Going back to the ’50s and ’60s and even into the ’70s, I asked, you had pitchers throwing 300 innings, certainly 250 – Robin Roberts and Warren Spahn, Tom Seaver, Steve Carlton – and they never had this injury. Why is it necessary to restrict pitchers today?
“You’re trying to compare apples and oranges to some degree in athletics,” Andrews said. “In those pitchers, back in those days, they weren’t throwing with the same pressure on them from a financial standpoint as these pitchers are today.”
With all respect due the good doctor, I have to take exception to the idea that today’s pitchers deal with greater financial pressure than the Spahns of an earlier era.
Today’s pitchers have guaranteed contracts worth an average of $3 million a year. Pitchers with losing records gain raises in salary arbitration. In the days before arbitration and free agency, pitchers had real pressure. They had one-year contracts and pitched for their next season’s salaries.
Continuing with his explanation, Andrews said:
“Nor were they pushed as hard to some degree. And the pitchers of today are throwing harder. They’re bigger and stronger. And they are doing more, as I said, at a younger age. So their wear pattern on their throwing arm is greater before they get to that level.
“Other than that, we don’t really have an answer for that. But I don’t think you can compare pitchers back in that category and the pressure to throw and to throw hard and to throw at higher velocities compared to the pitchers that we have today.”
I can accept Andrews’ last arguments more than his initial thoughts. Pitchers do throw harder, and teams look for the hardest throwers. But I think teams have erred in the limitations they impose on pitchers beginning in the minor leagues.
“When you go into the minor leagues” Smoltz said, “and you take a kid out after 75 to 90 pitches, what do you expect him to do in the big leagues? Our problem is just getting worse if we keep allowing some paper or somebody to determine what is a universal number that we should be looking at.”
Tommy John, the pitcher, not the surgery, always used to say a pitcher should throw more – not pitch – to develop his arm, and Smoltz agreed:
“Kids do not throw enough. They pitch too much. Meaning I threw a lot when I was a kid in Michigan, which is seasonal change, allows me to play other sports but I didn’t pitch a lot. There’s a difference. I played Strikeout, we played backyard baseball. We did things that kids don’t do … everything that a kid does today is organized and pressured into a pitch to impress.”

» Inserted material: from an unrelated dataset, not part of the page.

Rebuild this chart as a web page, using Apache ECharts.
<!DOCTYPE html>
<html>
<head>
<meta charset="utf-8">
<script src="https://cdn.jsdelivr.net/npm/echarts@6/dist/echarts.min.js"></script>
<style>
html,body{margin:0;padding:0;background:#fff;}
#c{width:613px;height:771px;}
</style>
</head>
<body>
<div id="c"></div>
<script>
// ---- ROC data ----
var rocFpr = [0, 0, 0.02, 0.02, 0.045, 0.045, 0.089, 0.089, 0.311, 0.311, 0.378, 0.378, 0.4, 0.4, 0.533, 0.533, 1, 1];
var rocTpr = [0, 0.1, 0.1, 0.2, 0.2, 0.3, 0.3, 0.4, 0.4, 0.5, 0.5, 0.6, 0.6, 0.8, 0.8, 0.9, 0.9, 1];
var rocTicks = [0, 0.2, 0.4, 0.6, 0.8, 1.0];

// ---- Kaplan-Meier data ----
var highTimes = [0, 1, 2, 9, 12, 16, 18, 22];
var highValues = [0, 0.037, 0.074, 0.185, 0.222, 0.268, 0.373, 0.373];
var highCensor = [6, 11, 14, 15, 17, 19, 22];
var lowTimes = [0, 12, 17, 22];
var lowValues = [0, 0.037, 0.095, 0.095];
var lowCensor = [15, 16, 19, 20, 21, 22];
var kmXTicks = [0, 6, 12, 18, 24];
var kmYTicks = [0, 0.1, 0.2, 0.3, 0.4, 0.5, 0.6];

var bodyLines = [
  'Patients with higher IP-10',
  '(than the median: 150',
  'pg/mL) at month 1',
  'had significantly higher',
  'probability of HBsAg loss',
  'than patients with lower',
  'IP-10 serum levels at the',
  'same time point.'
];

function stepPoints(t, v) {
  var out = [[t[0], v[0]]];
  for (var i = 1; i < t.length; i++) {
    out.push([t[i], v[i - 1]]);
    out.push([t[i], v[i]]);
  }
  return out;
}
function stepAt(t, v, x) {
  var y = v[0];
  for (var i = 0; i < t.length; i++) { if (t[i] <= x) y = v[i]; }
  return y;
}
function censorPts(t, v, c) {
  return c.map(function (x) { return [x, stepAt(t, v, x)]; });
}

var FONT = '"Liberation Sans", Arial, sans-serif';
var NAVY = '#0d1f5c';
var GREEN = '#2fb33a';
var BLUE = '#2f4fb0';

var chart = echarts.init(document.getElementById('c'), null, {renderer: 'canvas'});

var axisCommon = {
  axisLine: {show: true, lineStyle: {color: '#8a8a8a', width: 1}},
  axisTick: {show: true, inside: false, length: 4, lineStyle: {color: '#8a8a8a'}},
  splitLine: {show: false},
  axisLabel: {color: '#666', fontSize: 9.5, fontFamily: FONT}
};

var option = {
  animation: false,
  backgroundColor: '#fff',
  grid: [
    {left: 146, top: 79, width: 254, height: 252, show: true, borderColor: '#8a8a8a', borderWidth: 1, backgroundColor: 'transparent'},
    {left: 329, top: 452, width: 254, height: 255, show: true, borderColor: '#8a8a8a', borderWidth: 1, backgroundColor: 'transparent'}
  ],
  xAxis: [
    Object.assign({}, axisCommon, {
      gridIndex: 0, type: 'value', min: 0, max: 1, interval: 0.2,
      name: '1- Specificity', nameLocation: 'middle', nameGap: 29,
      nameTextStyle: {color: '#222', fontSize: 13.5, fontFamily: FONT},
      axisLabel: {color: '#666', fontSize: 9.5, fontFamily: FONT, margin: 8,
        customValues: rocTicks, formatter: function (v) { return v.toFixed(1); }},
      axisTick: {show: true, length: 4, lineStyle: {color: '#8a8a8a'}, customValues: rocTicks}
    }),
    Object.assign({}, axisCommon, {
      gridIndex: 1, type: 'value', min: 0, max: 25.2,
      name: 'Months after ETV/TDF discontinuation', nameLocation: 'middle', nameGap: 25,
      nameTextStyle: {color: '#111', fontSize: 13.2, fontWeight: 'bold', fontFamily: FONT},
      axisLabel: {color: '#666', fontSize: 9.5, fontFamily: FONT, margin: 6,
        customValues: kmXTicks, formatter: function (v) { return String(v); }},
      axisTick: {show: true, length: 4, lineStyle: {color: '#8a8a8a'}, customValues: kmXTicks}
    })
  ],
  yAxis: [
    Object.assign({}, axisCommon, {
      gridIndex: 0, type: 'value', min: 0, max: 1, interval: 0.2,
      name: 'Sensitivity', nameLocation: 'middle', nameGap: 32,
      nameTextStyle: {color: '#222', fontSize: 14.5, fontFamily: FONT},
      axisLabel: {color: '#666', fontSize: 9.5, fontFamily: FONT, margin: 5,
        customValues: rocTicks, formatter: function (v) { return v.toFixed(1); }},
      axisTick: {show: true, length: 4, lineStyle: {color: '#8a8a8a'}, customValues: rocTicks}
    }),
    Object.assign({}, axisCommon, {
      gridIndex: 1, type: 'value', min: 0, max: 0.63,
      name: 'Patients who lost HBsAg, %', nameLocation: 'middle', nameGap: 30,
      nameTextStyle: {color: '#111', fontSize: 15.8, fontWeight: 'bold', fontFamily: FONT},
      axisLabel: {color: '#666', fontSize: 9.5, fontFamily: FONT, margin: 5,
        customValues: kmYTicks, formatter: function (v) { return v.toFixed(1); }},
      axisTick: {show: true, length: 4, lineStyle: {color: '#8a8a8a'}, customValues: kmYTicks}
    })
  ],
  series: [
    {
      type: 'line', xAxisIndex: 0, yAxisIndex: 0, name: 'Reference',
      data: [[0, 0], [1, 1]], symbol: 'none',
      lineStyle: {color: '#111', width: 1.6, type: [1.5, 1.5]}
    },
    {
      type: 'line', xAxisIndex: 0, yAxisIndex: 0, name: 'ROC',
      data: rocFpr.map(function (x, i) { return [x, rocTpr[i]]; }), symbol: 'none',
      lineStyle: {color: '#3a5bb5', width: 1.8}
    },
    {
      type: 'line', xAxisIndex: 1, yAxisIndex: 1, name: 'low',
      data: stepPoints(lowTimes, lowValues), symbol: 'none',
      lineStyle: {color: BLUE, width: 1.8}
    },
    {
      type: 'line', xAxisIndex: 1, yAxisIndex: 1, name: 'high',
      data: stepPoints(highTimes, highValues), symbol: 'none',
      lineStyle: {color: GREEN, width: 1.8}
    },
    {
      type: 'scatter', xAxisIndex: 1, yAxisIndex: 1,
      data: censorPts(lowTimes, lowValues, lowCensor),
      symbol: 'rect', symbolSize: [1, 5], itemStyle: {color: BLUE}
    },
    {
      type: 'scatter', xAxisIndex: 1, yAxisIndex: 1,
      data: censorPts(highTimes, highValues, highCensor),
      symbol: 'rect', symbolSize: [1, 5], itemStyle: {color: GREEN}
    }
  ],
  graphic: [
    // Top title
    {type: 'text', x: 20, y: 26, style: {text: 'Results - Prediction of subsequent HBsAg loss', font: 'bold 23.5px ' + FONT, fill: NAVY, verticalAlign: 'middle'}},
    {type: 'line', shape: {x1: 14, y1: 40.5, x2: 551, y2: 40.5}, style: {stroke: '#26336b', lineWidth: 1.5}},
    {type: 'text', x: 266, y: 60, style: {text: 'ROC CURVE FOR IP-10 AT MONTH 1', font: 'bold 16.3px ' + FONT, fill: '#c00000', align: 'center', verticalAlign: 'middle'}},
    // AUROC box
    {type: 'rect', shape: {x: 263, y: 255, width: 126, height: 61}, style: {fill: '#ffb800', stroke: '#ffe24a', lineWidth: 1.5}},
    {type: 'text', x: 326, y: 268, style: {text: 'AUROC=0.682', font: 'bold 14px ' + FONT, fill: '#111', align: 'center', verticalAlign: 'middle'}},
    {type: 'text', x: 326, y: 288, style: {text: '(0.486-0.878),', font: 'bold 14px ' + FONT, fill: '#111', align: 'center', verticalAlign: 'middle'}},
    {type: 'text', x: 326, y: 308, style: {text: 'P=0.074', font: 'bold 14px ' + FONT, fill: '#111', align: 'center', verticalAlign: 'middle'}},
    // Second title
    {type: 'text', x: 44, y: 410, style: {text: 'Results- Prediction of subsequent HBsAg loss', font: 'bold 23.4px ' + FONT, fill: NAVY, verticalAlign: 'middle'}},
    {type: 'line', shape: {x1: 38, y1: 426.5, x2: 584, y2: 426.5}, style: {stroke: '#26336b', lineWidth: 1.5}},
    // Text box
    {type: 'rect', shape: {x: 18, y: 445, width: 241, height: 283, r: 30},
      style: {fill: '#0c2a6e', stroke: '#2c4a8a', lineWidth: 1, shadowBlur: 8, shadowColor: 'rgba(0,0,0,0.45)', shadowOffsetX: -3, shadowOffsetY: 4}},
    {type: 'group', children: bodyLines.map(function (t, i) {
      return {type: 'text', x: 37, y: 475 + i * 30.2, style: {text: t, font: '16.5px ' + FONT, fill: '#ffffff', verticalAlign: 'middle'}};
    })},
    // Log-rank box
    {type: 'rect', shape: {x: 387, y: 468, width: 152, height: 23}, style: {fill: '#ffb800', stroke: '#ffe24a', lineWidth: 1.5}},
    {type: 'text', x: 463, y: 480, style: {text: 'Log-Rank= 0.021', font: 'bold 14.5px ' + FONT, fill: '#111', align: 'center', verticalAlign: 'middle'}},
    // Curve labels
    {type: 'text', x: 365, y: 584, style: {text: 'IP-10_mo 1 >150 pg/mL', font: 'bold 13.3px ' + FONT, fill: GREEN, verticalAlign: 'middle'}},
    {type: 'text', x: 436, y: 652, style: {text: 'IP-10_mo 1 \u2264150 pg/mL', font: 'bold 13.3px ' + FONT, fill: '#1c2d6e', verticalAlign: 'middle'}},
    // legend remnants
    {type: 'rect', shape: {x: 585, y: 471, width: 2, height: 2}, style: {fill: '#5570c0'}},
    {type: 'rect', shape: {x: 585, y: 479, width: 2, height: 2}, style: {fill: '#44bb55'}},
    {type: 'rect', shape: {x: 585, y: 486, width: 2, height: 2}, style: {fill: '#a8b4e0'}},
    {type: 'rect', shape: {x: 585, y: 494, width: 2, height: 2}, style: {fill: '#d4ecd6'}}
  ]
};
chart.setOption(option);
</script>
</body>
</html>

Hearing the same advice from a Hall of Famer and a 288-game winner should make an impression on pitchers, amateurs or professionals. General managers, managers and pitching coaches may also benefit from listening.
Hearing what Smoltz had to say prompted me to ask him a question. The limits, I said, are imposed by the team. “How can they do what you did if they’re not allowed to practice what you did?”
“That’s why I said I feel sorry for them because they adhered to, I think, flawed philosophies,” he replied. “Everybody wants a piece of paper to work out the issues on how baseball should be played. Everything’s a number. Everybody’s got the answer to fix issues, and all I say I wouldn’t say – I wouldn’t say a word if it was getting better.
“It’s getting worse. Ever since we discussed and became focused with the pitch count, it’s getting worse. And the reason – the pitch count is not the same for Greg Maddux as it is for me. It’s not the same; not everybody fits in the same category. But we’ve universally made this a number.
“It’s like if I told you every single day at work you’re going to get sick. Sooner or later you’re going to get sick and more or less you’re going to feel like you might be getting sick and every day what bothers me in this game is this is trainable. Guys can train for this. We’ve been doing it for years. I think the training’s wrong. I think the philosophy’s wrong.”
I couldn’t have said it better myself.